Mark Zuckerberg has concluded that over-reliance on Nvidia is becoming too costly for business. According to reports from The Decoder, Meta is procuring tens of millions of Amazon Graviton 5 processor cores. This strategic maneuver positions the Facebook parent company as one of AWS’s largest customers and officially signals the end of the 'GPU-only' era. While Jensen Huang’s chips continue to operate at their limits training heavyweight models, ARM processors are becoming the foundation for the industry’s next evolutionary phase: Agentic AI.

Meta’s logic is hyper-pragmatic. Autonomous agents do not require the colossal raw compute power of GPUs as much as they need precise task orchestration and logic execution. Using power-hungry GPUs for these purposes is akin to driving a nail with a microscope: expensive and highly inefficient. Shifting to ARM architecture allows for a radical reduction in Total Cost of Ownership (TCO) and operational expenses for inference—the execution of pre-trained models. This shift enables Meta to scale agent systems without catastrophically impacting corporate margins.

The deal with AWS is more than just a capacity lease; it is a critical step in a strategy for 'processor sovereignty.' Zuckerberg has no intention of remaining perpetually dependent on external vendors. According to The Decoder, Meta unveiled a specialized processor for AGI (Artificial General Intelligence) tasks as early as March, developed in collaboration with ARM. Utilizing Graviton 5 today serves as a way to stabilize the workload of agentic systems on a familiar architecture, ensuring a seamless future migration to proprietary hardware.

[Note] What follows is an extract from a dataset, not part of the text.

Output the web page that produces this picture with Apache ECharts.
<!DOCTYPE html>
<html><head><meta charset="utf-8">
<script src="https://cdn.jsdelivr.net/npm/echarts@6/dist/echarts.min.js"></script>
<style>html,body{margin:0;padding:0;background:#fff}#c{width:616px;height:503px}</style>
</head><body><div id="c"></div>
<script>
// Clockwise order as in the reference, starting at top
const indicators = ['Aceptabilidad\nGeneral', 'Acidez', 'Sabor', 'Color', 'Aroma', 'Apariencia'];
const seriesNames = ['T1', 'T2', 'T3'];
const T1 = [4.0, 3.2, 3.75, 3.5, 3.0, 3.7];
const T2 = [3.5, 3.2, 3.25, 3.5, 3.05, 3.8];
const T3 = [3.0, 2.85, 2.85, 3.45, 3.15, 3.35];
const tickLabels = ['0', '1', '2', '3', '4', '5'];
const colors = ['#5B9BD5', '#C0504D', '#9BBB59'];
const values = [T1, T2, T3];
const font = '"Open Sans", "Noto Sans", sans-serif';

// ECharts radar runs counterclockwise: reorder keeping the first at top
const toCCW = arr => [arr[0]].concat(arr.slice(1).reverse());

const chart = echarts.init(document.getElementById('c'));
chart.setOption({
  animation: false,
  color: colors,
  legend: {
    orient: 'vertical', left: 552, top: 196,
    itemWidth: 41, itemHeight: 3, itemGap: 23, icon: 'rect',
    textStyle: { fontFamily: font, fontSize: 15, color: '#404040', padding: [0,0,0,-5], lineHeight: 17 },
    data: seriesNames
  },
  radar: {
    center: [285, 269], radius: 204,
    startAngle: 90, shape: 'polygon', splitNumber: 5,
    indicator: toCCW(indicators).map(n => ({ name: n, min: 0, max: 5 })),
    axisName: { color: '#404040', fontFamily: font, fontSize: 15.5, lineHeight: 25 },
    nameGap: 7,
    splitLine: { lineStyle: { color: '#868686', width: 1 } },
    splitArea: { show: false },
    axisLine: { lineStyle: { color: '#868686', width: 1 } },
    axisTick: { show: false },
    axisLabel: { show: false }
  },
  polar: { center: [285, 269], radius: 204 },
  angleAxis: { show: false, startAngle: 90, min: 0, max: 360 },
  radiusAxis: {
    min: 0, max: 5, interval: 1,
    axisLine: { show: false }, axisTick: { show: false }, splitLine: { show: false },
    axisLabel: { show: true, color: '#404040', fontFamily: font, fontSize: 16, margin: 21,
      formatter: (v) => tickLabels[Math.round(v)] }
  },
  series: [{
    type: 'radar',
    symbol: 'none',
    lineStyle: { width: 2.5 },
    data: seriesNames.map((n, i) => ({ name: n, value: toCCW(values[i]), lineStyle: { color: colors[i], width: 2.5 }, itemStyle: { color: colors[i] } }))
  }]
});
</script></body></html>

A clear division of labor is emerging within the industry: GPUs remain the 'brute force' tool for neural network training, while CPUs are becoming the critical nodes for planning and coordinating autonomous systems. Meta had previously deployed Nvidia Grace processors and diversified its supply chain with AMD solutions, but the sheer scale of the current Amazon contract underscores a shift: the future of inference belongs to energy efficiency.

For the broader business world, this is a significant signal: the era of mindlessly burning resources on GPUs is coming to a close. Operational efficiency now demands a hybrid approach where ARM architecture takes on the role of the dispatcher, keeping AI maintenance costs within reasonable limits.